Recent work has focused on addressing this challenge using unsupervised machine learning (Syed & Guttag, 2010). In contrast to existing methods, which attempt to develop models for individual diseases using a priori knowledge or labeled training data, this work attempts to identify high-risk patients as anomalies in a population (i.e., patients lying in sparse regions of the feature space). The hypothesis underlying this work is that patients who differ the most from other patients in a population are likely to be at an increased risk. In earlier studies on patients admitted with acute coronary syndrome and on patients undergoing inpatient surgical procedures, unsupervised anomaly detection was able to successfully identify individuals at increased risk of adverse endpoints in both populations (Syed & Rubinfeld, 2010). In some cases, this approach outperformed other machine learning methods such as logistic regression (LR) and support vector machines (SVMs) that used additional knowledge in the form of labeled examples. This result was due to supervised methods being unable to generalize for complex, multi-factorial clinical events when only a small number of patients in a large training population experience these outcomes. An associated advantage of unsupervised anomaly detection was that it provided a single, uniform approach that could identify patients at risk of many different adverse outcomes.

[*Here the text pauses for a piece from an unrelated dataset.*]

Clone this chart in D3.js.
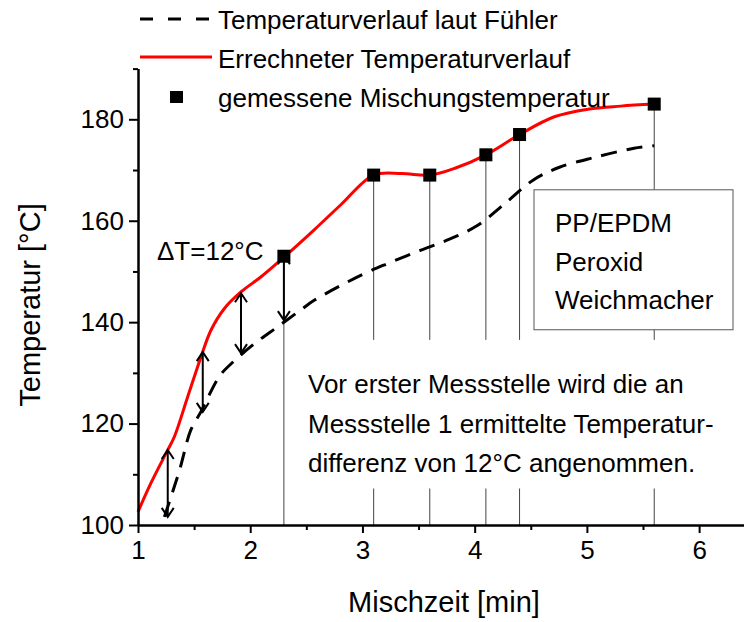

Subsequent work in this area, investigating the relative merits of different anomaly detection methodologies to identify high-risk patients, has shown that classification-based, nearest neighbor-based, and clustering-based techniques are all able to successfully identify patients at increased risk following surgery (Syed, Saeed, & Rubinfeld, 2010). The best results in this case were obtained using a k-nearest neighbor approach. This approach assumes that normal data instances lie in dense neighborhoods, while anomalies occur far from their closest neighbors. The anomaly score for a patient using this method is defined as the distance from the patient to its k-th nearest neighbor in the dataset.
The k-nearest neighbor approach has two key advantages. First, it is non-parametric and does not make any assumptions regarding the generative distribution for the data. Instead, the k-nearest neighbor approach is a purely data driven method. This makes it appropriate for capturing complex cases. Second, this method is generally robust to noise, since the likelihood that an anomaly will form a close neighborhood in the dataset is low. Despite these advantages, a notable limitation of unsupervised anomaly detection using k-nearest neighbors is the computational complexity of this approach. Finding the neighbors of a patient may involve computing the distance to all other patients in the dataset.